At that time, I became aware that the quarterly's approach to Revelation was all wrong. Rather than seeing this wonderful book for the prophecy that it is, featured writers used the Book of Revelation primarily for devotional and allegorical purposes, which I later found out was the vintage Idealist view. Some of the teacher-quarterly comments were downright ridiculous--that we all have our "beasts" to face and so on. And popular interpretations of End Times prophecies had only gotten worse in a generation, not better, it seemed to me. This meant that a new and intensive study would mean taking on not merely the Book of Revelation but the nonsense that has camouflaged its urgency for our times.
Having taught literature since before I turned twenty-two, I believed a generation ago--as I still do--that reading the Bible is no different from reading any classic of literature in the sense that all the same reading strategies apply because God's Word has the greatest textual unity and artistry of any book in the world. Period. My profound respect for the text demands that I invest time far beyond what I think I have available. If a detective cannot solve a cold case unless he devotes every waking moment to it, neither can we expect God's Word to yield up its treasures if all we expect is to find a few collectible seashells in our stroll along the beach. On the contrary, we must go down deep into the mine to find the gold. And without exception, it is there. I have never, not even one time, been disappointed in my findings.
A generation ago, it was only after I had pored over a text--any text, not just Revelation--that I would haul out the trusty commentaries. Now I rarely consult them at all. But when I found giants like Matthew Henry, Adam Clarke, J. Sidlow Baxter, and Jamieson, Faussett, and Brown finding the same truths that I had found, I realized what Tozer meant when he said he learned to read Shakespeare on his knees. The Lord Himself will indeed show us how to rightly divide His Word when we study it to show ourselves approved unto God. All those years ago, my love for Revelation exploded, even as it seemed that the world was about to disintegrate under our feet. But something else has become much more clear after all those years: if we are only studying Revelation to figure out the timing of our escape, we are missing the central message of Christ to His Church as grounded in Revelation 1-3 and as expounded in Chapters 4-22.
Looking for Jesus
My desire is to address what God's Word plainly says for the sake of the text's integrity.

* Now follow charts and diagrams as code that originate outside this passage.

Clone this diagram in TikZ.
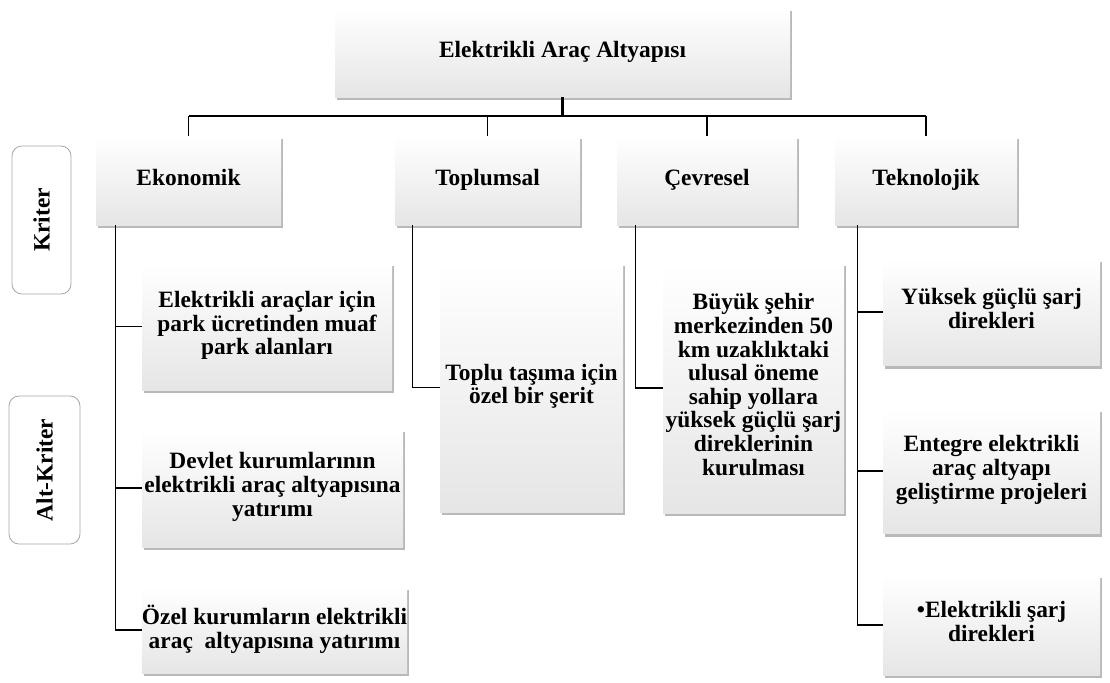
\documentclass[tikz,border=0pt]{standalone}
\usepackage{fontspec}
\setmainfont{Liberation Serif}
\usetikzlibrary{shadows}
\begin{document}
\begin{tikzpicture}[x=0.5pt,y=-0.5pt,
	kutu/.style={top color=white, bottom color=gray!20, inner sep=0pt, align=center,
		drop shadow={shadow xshift=1.2pt, shadow yshift=-1.6pt, fill=black!50, opacity=.55},
		execute at begin node=\strut, execute at end node=\strut,
		font=\fontsize{11.7}{11.8}\selectfont\bfseries},
	etiket/.style={draw=gray!70, fill=white, rounded corners=5pt, inner sep=0pt, rotate=90,
		font=\fontsize{11.7}{11.8}\selectfont\bfseries},
	hat/.style={line width=0.8pt}]

\useasboundingbox (0,0) rectangle (1110,682);

% ana baslik
\node[kutu, minimum width=227.5pt, minimum height=44.5pt] (kok) at (562.5,52.5) {Elektrikli Araç Altyapısı};

% kriterler
\node[kutu, minimum width=92.5pt, minimum height=44.5pt] (eko) at (188.5,180.5) {Ekonomik};
\node[kutu, minimum width=92.5pt, minimum height=44.5pt] (top) at (487.5,180.5) {Toplumsal};
\node[kutu, minimum width=90pt, minimum height=44.5pt] (cev) at (707,180.5) {Çevresel};
\node[kutu, minimum width=91pt, minimum height=44.5pt] (tek) at (926,180.5) {Teknolojik};

\node[etiket, minimum width=74pt, minimum height=29.5pt] (kriter) at (41.5,220) {Kriter};
\node[etiket, minimum width=74pt, minimum height=35.5pt] (altkriter) at (44.5,470) {Alt-Kriter};

% alt kriterler
\node[kutu, minimum width=125pt, minimum height=63.5pt] (e1) at (267,326.5) {Elektrikli araçlar için\\park ücretinden muaf\\park alanları};
\node[kutu, minimum width=130.5pt, minimum height=59pt] (e2) at (272.5,488) {Devlet kurumlarının\\elektrikli araç altyapısına\\yatırımı};
\node[kutu, minimum width=132.5pt, minimum height=43pt] (e3) at (274.5,630) {Özel kurumların elektrikli\\araç\ \ altyapısına yatırımı};

\node[kutu, minimum width=91.5pt, minimum height=124.5pt] (t1) at (531.5,387.5) {Toplu taşıma için\\özel bir şerit};

\node[kutu, minimum width=90.5pt, minimum height=125pt] (c1) at (753.5,388) {Büyük şehir\\merkezinden 50\\km uzaklıktaki\\ulusal öneme\\sahip yollara\\yüksek güçlü şarj\\direklerinin\\kurulması};

\node[kutu, minimum width=108.5pt, minimum height=53.5pt] (k1) at (991.5,312) {Yüksek güçlü şarj\\direkleri};
\node[kutu, minimum width=108.5pt, minimum height=62.5pt] (k2) at (991.5,471) {Entegre elektrikli\\araç altyapı\\geliştirme projeleri};
\node[kutu, minimum width=108.5pt, minimum height=50pt] (k3) at (991.5,625) {•Elektrikli şarj\\direkleri};

% baglantilar
\coordinate (bar) at (0,116);
\draw[line width=1.5pt] (kok.south) -- (kok.south |- bar);
\draw[hat] (eko.north |- bar) -- (tek.north |- bar);
\foreach \n in {eko,top,cev,tek}
	\draw[hat] (\n.north |- bar) -- (\n.north);

\foreach \s in {e1,e2,e3}
	\draw[hat] ([xshift=10pt]eko.south west) |- (\s.west);
\draw[hat] ([xshift=9pt]top.south west) |- (t1.west);
\draw[hat] ([xshift=9.5pt]cev.south west) |- (c1.west);
\foreach \s in {k1,k2,k3}
	\draw[hat] ([xshift=11.5pt]tek.south west) |- (\s.west);

\end{tikzpicture}
\end{document}
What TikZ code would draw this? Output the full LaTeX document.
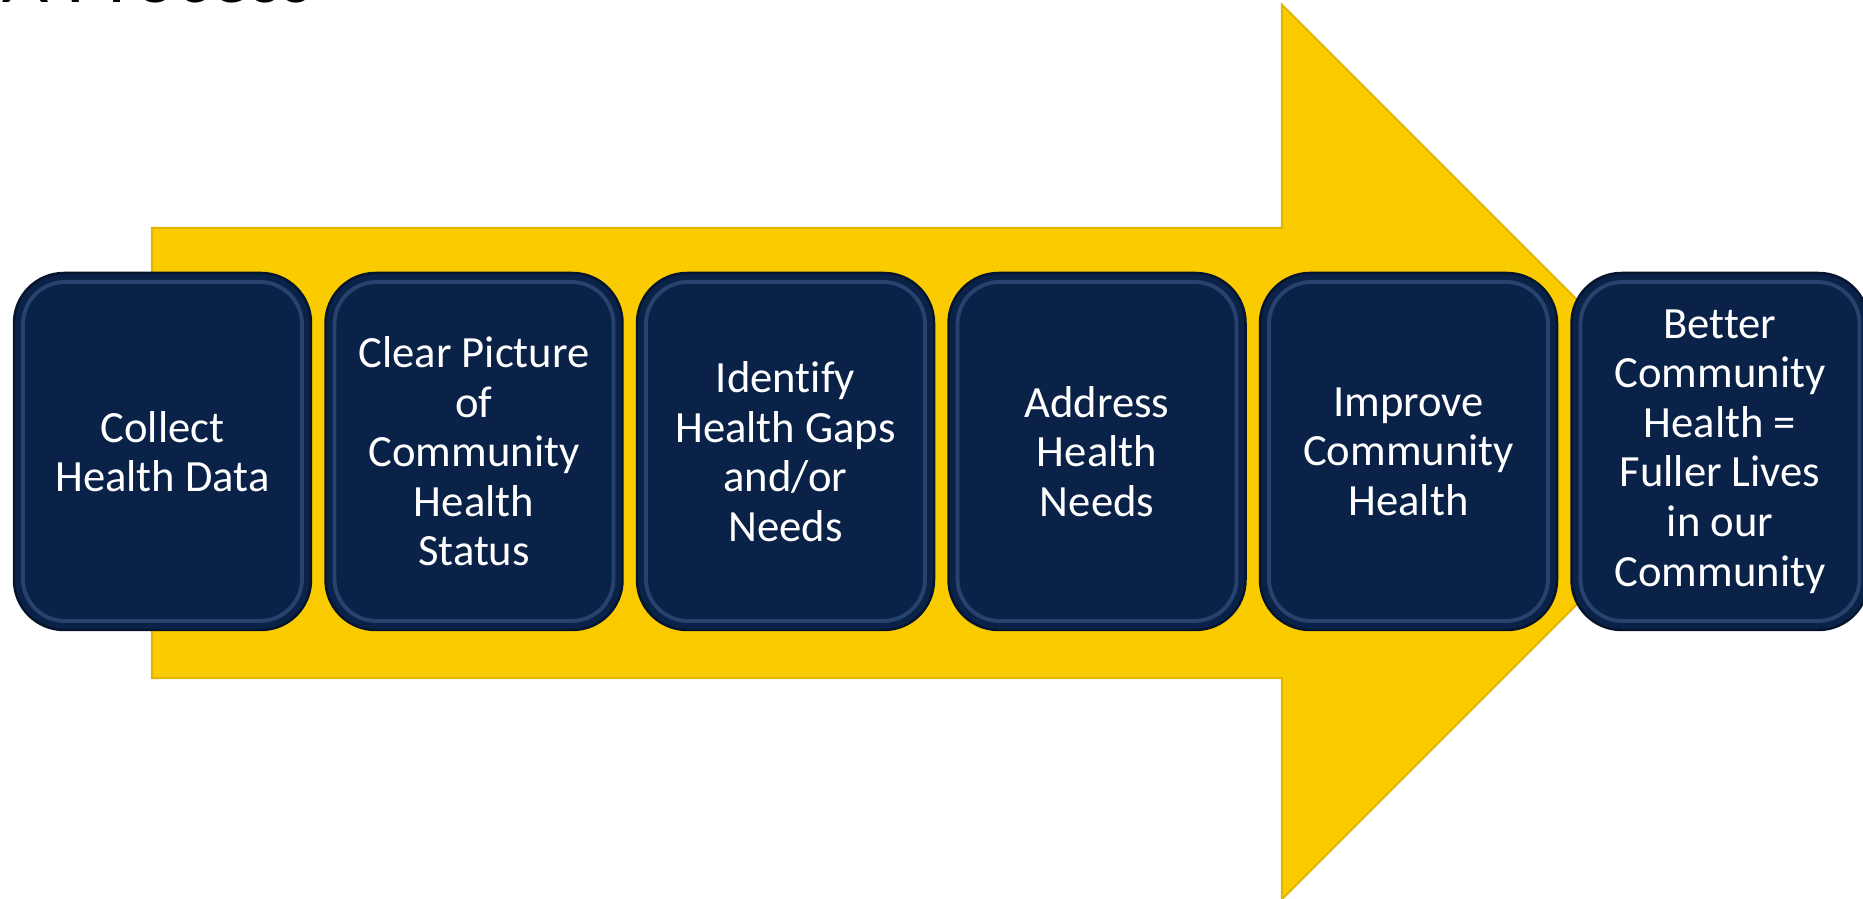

I am old-fashioned enough to believe that there is an objectivity to truth that can be found by anyone who seeks the Pearl of great price. All this crazy whataboutism--that that's only "my" opinion--denies the objective truth that the text conveys to anyone who can read. Reading is the most down-to-earth activity we can do: we look first for word meanings; then grammar and sentence structure; then context; then culture. Who is the speaker? Who is the audience? And how do both of those shape the message? What is the text doing? What is the speaker saying? What is the author's purpose, and why did God choose this particular genre? These aren't emotionally driven components but are non-negotiables in reading anything.

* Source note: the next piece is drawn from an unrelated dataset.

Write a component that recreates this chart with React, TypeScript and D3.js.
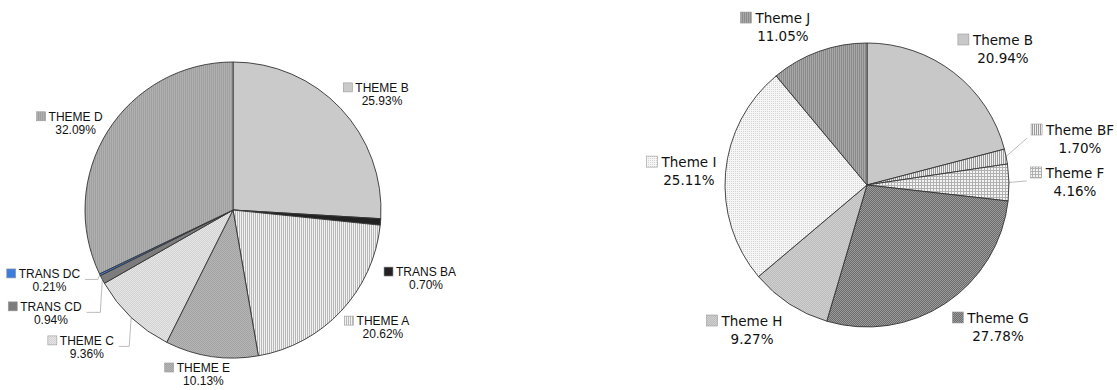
import React, { useEffect, useRef } from "react";
import * as d3 from "d3";

// ---- data ----
const leftCategories = ["THEME B", "TRANS BA", "THEME A", "THEME E", "THEME C", "TRANS CD", "TRANS DC", "THEME D"];
const leftValues = [25.93, 0.7, 20.62, 10.13, 9.36, 0.94, 0.21, 32.09];
const rightCategories = ["Theme B", "Theme BF", "Theme F", "Theme G", "Theme H", "Theme I", "Theme J"];
const rightValues = [20.94, 1.7, 4.16, 27.78, 9.27, 25.11, 11.05];

// ---- styles ----
const leftFills = ["#cacaca", "#222222", "url(#pA)", "url(#pE)", "url(#pC)", "#7c7c7c", "#3b7ddd", "url(#pD)"];
const leftNudges: [number, number][] = [
  [19.5, 4], [15.6, 51.7], [19.8, -6.3], [-3.7, -14.1], [-23.7, 5.7], [-24.9, 17.3], [-23.5, -9.9], [-6.8, 5.7],
];
const leftLeaders = [false, false, false, false, true, true, true, false];

const rightFills = ["#c8c8c8", "url(#pBF)", "url(#pF)", "url(#pG)", "url(#pH)", "url(#pI)", "url(#pJ)"];
const rightNudges: [number, number][] = [
  [30.8, -3.9], [44.5, -15.5], [36, -4], [36, -5.4], [-20.9, -3], [-6.7, -2.8], [-25.6, -0.2],
];
const rightLeaders = [false, true, true, false, false, false, false];

type PieCfg = {
  cx: number; cy: number; r: number; gap: number;
  cats: string[]; values: number[]; fills: string[]; nudges: [number, number][]; leaders: boolean[];
  font: string; fontSize: number; lineH: number; sq: number; sqGap: number; side: "left" | "right";
};

function drawPie(svg: d3.Selection<SVGSVGElement, unknown, null, undefined>, cfg: PieCfg) {
  const g = svg.append("g");
  const pie = d3.pie<number>().sort(null).value((d) => d).startAngle(0).endAngle(2 * Math.PI);
  const arcs = pie(cfg.values);
  const arc = d3.arc<d3.PieArcDatum<number>>().innerRadius(0).outerRadius(cfg.r);
  const lg = g.append("g");
  g.append("g")
    .attr("transform", `translate(${cfg.cx},${cfg.cy})`)
    .selectAll("path")
    .data(arcs)
    .join("path")
    .attr("d", arc as any)
    .attr("fill", (_d, i) => cfg.fills[i])
    .attr("stroke", "#333")
    .attr("stroke-width", 0.9)
    .attr("stroke-linejoin", "round");

  arcs.forEach((a, i) => {
    const mid = (a.startAngle + a.endAngle) / 2;
    const bx = cfg.cx + Math.sin(mid) * (cfg.r + cfg.gap) + cfg.nudges[i][0];
    const by = cfg.cy - Math.cos(mid) * (cfg.r + cfg.gap) + cfg.nudges[i][1];
    const t1 = g.append("text")
      .attr("x", bx).attr("y", by)
      .attr("text-anchor", "middle")
      .attr("font-family", cfg.font)
      .attr("font-size", cfg.fontSize)
      .attr("fill", "#111")
      .text(cfg.cats[i]);
    const w = (t1.node() as SVGTextElement).getComputedTextLength();
    const nameLeft = bx - w / 2;
    const sqX = nameLeft - cfg.sqGap - cfg.sq;
    g.append("rect")
      .attr("x", sqX).attr("y", by - cfg.sq)
      .attr("width", cfg.sq).attr("height", cfg.sq)
      .attr("fill", cfg.fills[i])
      .attr("stroke", "#9a9a9a").attr("stroke-width", 0.6);
    g.append("text")
      .attr("x", bx).attr("y", by + cfg.lineH)
      .attr("text-anchor", "middle")
      .attr("font-family", cfg.font)
      .attr("font-size", cfg.fontSize)
      .attr("fill", "#111")
      .text(cfg.values[i].toFixed(2) + "%");
    if (cfg.leaders[i]) {
      const ex = cfg.cx + Math.sin(mid) * cfg.r;
      const ey = cfg.cy - Math.cos(mid) * cfg.r;
      let pts: [number, number][];
      if (cfg.side === "left") {
        const ly = by + 1.5;
        pts = [[ex, ey], [ex - 2, ly], [nameLeft + w + 5, ly]];
      } else {
        pts = [[ex, ey], [sqX - 4, by + 3]];
      }
      lg.append("path")
        .attr("d", d3.line()(pts) as string)
        .attr("fill", "none")
        .attr("stroke", "#b4b4b4")
        .attr("stroke-width", 0.9);
    }
  });
}

export default function App() {
  const ref = useRef<SVGSVGElement>(null);
  useEffect(() => {
    const svg = d3.select(ref.current!);
    svg.selectAll("*").remove();
    const defs = svg.append("defs");
    const stripe = (id: string, bg: string, fg: string, w = 2) => {
      const p = defs.append("pattern").attr("id", id).attr("patternUnits", "userSpaceOnUse").attr("width", w).attr("height", 2);
      p.append("rect").attr("width", w).attr("height", 2).attr("fill", bg);
      p.append("rect").attr("width", 1).attr("height", 2).attr("fill", fg);
    };
    const checker = (id: string, a: string, b: string) => {
      const p = defs.append("pattern").attr("id", id).attr("patternUnits", "userSpaceOnUse").attr("width", 2).attr("height", 2);
      p.append("rect").attr("width", 2).attr("height", 2).attr("fill", a);
      p.append("rect").attr("width", 1).attr("height", 1).attr("fill", b);
      p.append("rect").attr("x", 1).attr("y", 1).attr("width", 1).attr("height", 1).attr("fill", b);
    };
    const grid = (id: string, bg: string, fg: string, s: number) => {
      const p = defs.append("pattern").attr("id", id).attr("patternUnits", "userSpaceOnUse").attr("width", s).attr("height", s);
      p.append("rect").attr("width", s).attr("height", s).attr("fill", bg);
      p.append("rect").attr("width", s).attr("height", 1).attr("fill", fg);
      p.append("rect").attr("width", 1).attr("height", s).attr("fill", fg);
    };
    const dots = (id: string, bg: string, fg: string, s: number) => {
      const p = defs.append("pattern").attr("id", id).attr("patternUnits", "userSpaceOnUse").attr("width", s).attr("height", s);
      p.append("rect").attr("width", s).attr("height", s).attr("fill", bg);
      p.append("rect").attr("width", 1).attr("height", 1).attr("fill", fg);
    };
    stripe("pA", "#f2f2f2", "#b8b8b8");
    checker("pE", "#a2a2a2", "#b6b6b6");
    checker("pC", "#e6e6e6", "#d2d2d2");
    stripe("pD", "#b0b0b0", "#a0a0a0");
    stripe("pBF", "#f0f0f0", "#9a9a9a");
    grid("pF", "#f4f4f4", "#b0b0b0", 3);
    checker("pG", "#6a6a6a", "#9c9c9c");
    checker("pH", "#bcbcbc", "#d0d0d0");
    dots("pI", "#f6f6f6", "#d4d4d4", 2);
    stripe("pJ", "#a8a8a8", "#8a8a8a");

    drawPie(svg, {
      cx: 233, cy: 210, r: 148, gap: 30,
      cats: leftCategories, values: leftValues, fills: leftFills, nudges: leftNudges, leaders: leftLeaders,
      font: "'Liberation Sans', Arial, sans-serif", fontSize: 12, lineH: 13, sq: 9, sqGap: 3, side: "left",
    });
    drawPie(svg, {
      cx: 867, cy: 185, r: 142, gap: 30,
      cats: rightCategories, values: rightValues, fills: rightFills, nudges: rightNudges, leaders: rightLeaders,
      font: "'DejaVu Sans', Verdana, sans-serif", fontSize: 13.5, lineH: 18, sq: 11, sqGap: 4, side: "right",
    });
  }, []);
  return (
    <svg
      ref={ref}
      width={1117}
      height={390}
      style={{ position: "absolute", left: 0, top: 0, background: "#fff" }}
    />
  );
}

We remember that Jesus Himself gave us a ruggedly simple method of study: "Search the Scriptures; for in them ye think ye have eternal life: and they are they which testify of me" (John 5:39). If we will commit to this simple three-part process of Bible study while applying reading strategies that are actually the brainmap of our own metacognition, we will not only be protected with the helmet of salvation; we will put on our spiritual hardhats against the false doctrines and dizzying sensationalism that have clouded the sheer beauty of this remarkable apocalyptic text far too long.